[BEGIN]

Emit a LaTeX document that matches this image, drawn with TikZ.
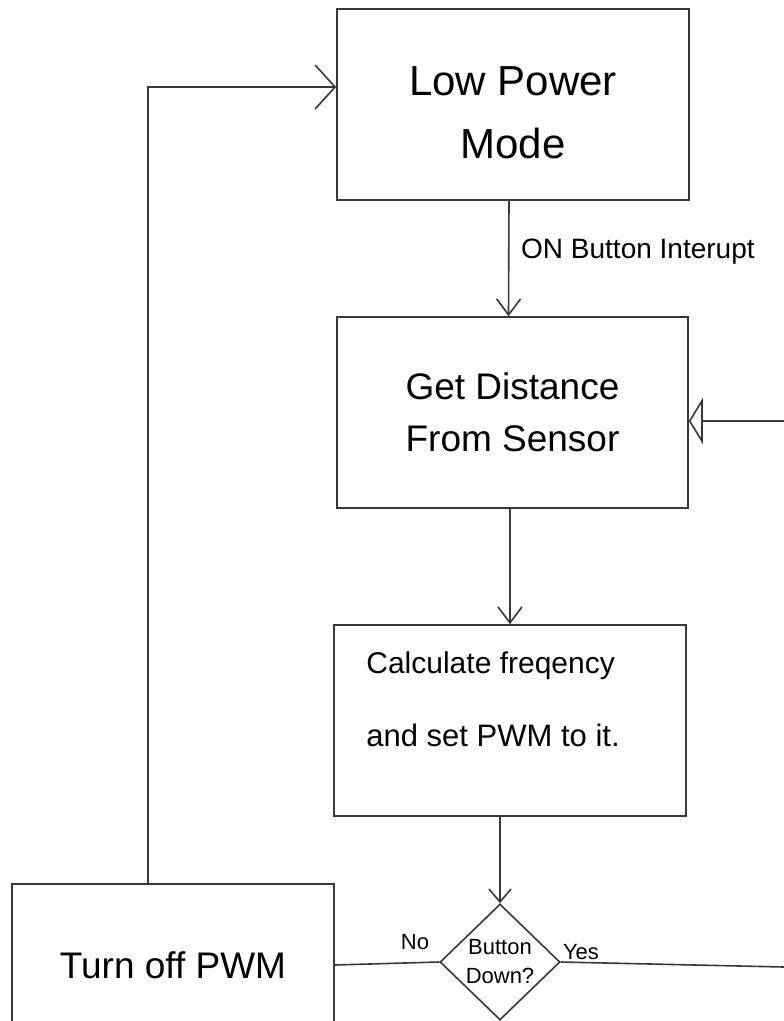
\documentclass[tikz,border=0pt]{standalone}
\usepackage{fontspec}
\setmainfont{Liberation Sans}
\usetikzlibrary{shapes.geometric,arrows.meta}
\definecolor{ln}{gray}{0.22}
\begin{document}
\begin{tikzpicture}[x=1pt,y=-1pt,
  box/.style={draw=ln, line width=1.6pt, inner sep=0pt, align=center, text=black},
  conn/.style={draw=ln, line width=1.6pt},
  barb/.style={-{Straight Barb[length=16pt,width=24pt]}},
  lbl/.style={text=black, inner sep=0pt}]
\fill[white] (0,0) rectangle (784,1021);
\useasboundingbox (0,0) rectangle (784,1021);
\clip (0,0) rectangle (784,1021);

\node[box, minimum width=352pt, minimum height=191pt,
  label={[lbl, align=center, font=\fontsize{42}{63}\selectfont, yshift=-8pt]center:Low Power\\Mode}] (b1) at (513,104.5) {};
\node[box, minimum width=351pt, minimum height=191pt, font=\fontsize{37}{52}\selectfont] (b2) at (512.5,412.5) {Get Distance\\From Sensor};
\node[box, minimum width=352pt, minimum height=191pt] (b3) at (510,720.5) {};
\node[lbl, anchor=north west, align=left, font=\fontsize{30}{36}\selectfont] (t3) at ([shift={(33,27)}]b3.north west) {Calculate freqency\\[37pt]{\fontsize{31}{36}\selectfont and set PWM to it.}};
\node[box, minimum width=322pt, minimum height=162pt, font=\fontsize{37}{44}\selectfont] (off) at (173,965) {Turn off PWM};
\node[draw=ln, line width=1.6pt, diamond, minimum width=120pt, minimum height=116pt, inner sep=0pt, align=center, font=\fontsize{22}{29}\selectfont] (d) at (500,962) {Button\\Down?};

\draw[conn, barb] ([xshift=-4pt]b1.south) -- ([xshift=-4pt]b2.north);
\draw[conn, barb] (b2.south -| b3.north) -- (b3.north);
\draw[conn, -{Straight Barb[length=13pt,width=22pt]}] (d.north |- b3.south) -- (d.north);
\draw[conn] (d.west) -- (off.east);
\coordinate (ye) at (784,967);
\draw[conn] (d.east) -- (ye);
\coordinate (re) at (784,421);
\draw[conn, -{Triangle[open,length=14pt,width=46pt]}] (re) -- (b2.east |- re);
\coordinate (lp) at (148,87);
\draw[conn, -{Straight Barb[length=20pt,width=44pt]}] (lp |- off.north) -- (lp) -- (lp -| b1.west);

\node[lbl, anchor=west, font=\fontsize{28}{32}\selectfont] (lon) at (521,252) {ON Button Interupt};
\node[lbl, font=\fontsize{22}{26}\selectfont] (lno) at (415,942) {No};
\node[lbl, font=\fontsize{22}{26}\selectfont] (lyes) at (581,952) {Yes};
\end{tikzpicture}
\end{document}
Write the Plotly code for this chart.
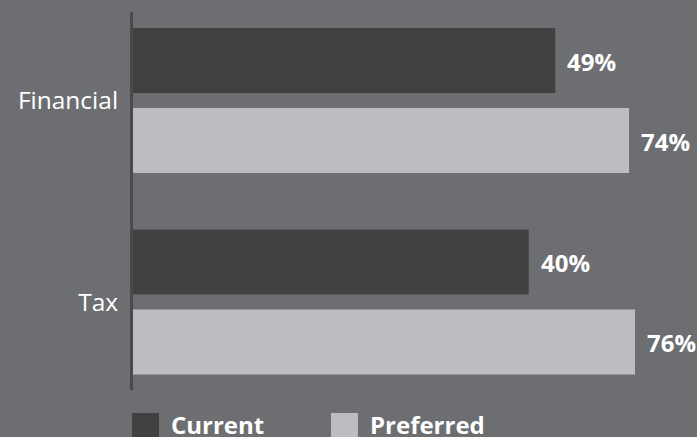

[END]

* WRITTEN EXERCISE *
Transcribe the listing above verbatim. Omit the pictures.

* OUTPUT *
Emit a LaTeX document that matches this image, drawn with TikZ.
\documentclass[tikz,border=0pt]{standalone}
\usepackage{fontspec}
\setmainfont{Liberation Sans}
\usetikzlibrary{shapes.geometric,arrows.meta}
\definecolor{ln}{gray}{0.22}
\begin{document}
\begin{tikzpicture}[x=1pt,y=-1pt,
  box/.style={draw=ln, line width=1.6pt, inner sep=0pt, align=center, text=black},
  conn/.style={draw=ln, line width=1.6pt},
  barb/.style={-{Straight Barb[length=16pt,width=24pt]}},
  lbl/.style={text=black, inner sep=0pt}]
\fill[white] (0,0) rectangle (784,1021);
\useasboundingbox (0,0) rectangle (784,1021);
\clip (0,0) rectangle (784,1021);

\node[box, minimum width=352pt, minimum height=191pt,
  label={[lbl, align=center, font=\fontsize{42}{63}\selectfont, yshift=-8pt]center:Low Power\\Mode}] (b1) at (513,104.5) {};
\node[box, minimum width=351pt, minimum height=191pt, font=\fontsize{37}{52}\selectfont] (b2) at (512.5,412.5) {Get Distance\\From Sensor};
\node[box, minimum width=352pt, minimum height=191pt] (b3) at (510,720.5) {};
\node[lbl, anchor=north west, align=left, font=\fontsize{30}{36}\selectfont] (t3) at ([shift={(33,27)}]b3.north west) {Calculate freqency\\[37pt]{\fontsize{31}{36}\selectfont and set PWM to it.}};
\node[box, minimum width=322pt, minimum height=162pt, font=\fontsize{37}{44}\selectfont] (off) at (173,965) {Turn off PWM};
\node[draw=ln, line width=1.6pt, diamond, minimum width=120pt, minimum height=116pt, inner sep=0pt, align=center, font=\fontsize{22}{29}\selectfont] (d) at (500,962) {Button\\Down?};

\draw[conn, barb] ([xshift=-4pt]b1.south) -- ([xshift=-4pt]b2.north);
\draw[conn, barb] (b2.south -| b3.north) -- (b3.north);
\draw[conn, -{Straight Barb[length=13pt,width=22pt]}] (d.north |- b3.south) -- (d.north);
\draw[conn] (d.west) -- (off.east);
\coordinate (ye) at (784,967);
\draw[conn] (d.east) -- (ye);
\coordinate (re) at (784,421);
\draw[conn, -{Triangle[open,length=14pt,width=46pt]}] (re) -- (b2.east |- re);
\coordinate (lp) at (148,87);
\draw[conn, -{Straight Barb[length=20pt,width=44pt]}] (lp |- off.north) -- (lp) -- (lp -| b1.west);

\node[lbl, anchor=west, font=\fontsize{28}{32}\selectfont] (lon) at (521,252) {ON Button Interupt};
\node[lbl, font=\fontsize{22}{26}\selectfont] (lno) at (415,942) {No};
\node[lbl, font=\fontsize{22}{26}\selectfont] (lyes) at (581,952) {Yes};
\end{tikzpicture}
\end{document}
Write the Plotly code for this chart.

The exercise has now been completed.